Özellikle bina dahilinde ve gece işlenen suçlarda alt sınır 7,5 yıl hapis cezasıdır.
Zararın yargılama aşamasında ödenmesi halinde cezada yarı oranda indirim yapılabiliyor.
Yani 7,5 yıllık hapis cezası, zararın ödenmesi halinde 3 yıl 9 ay hapis cezasına iniyor.
Şimdi adaletsizlik nereden kaynaklanıyor? Ona yakından bakalım.
Somut bir olaydan örnek verelim.
Olay 6 yıl önce cereyan ediyor; mağdurun bu tarihte 20.000 TL parası çalınıyor. Dosya (istinaf bozmaları da araya girerek) uzadıkça uzuyor ve 2025 yılında sanık “zararı gidermek istiyorum” diyor. Mahkeme bu ödeme hakkını vermek zorunda. Ancak zarar bugünkü tarihli rayiçten ödenmiyor.
Suç tarihindeki bedelden ödeniyor. Yargıtay içtihatları da bu yönde.
Olay tarihindeki parayı altına vurduğumuzda altın olarak bugünkü değeri 600 bin lira.
Sanık gerçek zararı değil de olay tarihindeki zararı yani 20.000 lirayı ödüyor ve ceza indiriminden istifade ediyor.
Sanık, elde etmiş olduğu menfaatin yaklaşık otuzda biriyle zararı gideriyor ve cezadan yarı oranda indirim kapıyor.
Mağdurun bu durumdaki kaybını bir düşünün. Mağdur zararını hakkıyla alamadığı halde hukuk ve adalet yönünde “zararı ödenmiş” gibi muamele görüyor.
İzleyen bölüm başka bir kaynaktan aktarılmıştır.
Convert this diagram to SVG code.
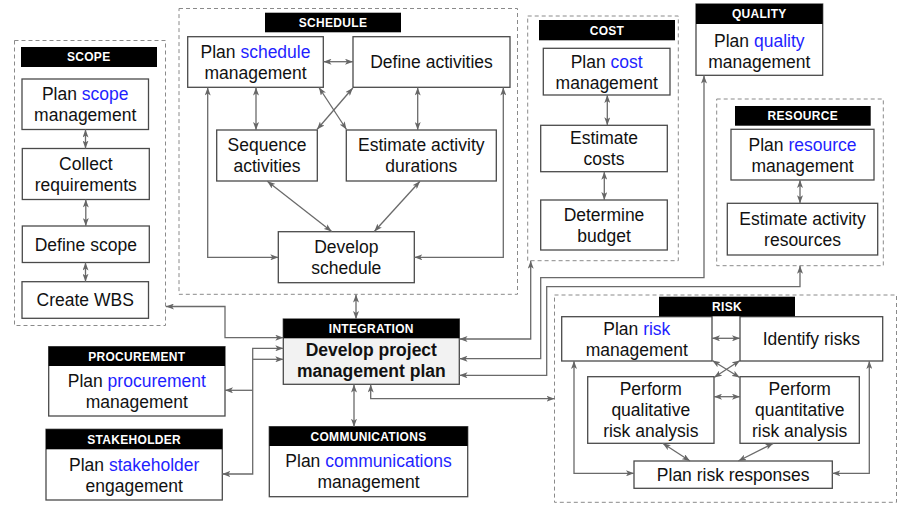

Kısacası yine olan bizim mağdurlara oluyor.
Burada yapılması gereken iki husus var:
Ya bu ülkede enflasyon 0 noktasına indirilecek
yahut ceza hukukunda bir değişiklik yapılarak zararın ancak ve ancak ödeme tarihindeki gerçek değeriyle giderilmesi konusunda bir düzenleme yapılacak.
Bir başka ifade ile mağdurun uğradığı zarar, ödeme tarihindeki gerçek değer hesap edilerek giderilmelidir.
Aksi takdirde mağdurlar ağlamaya, sanıklar sevinmeye devam edecektir.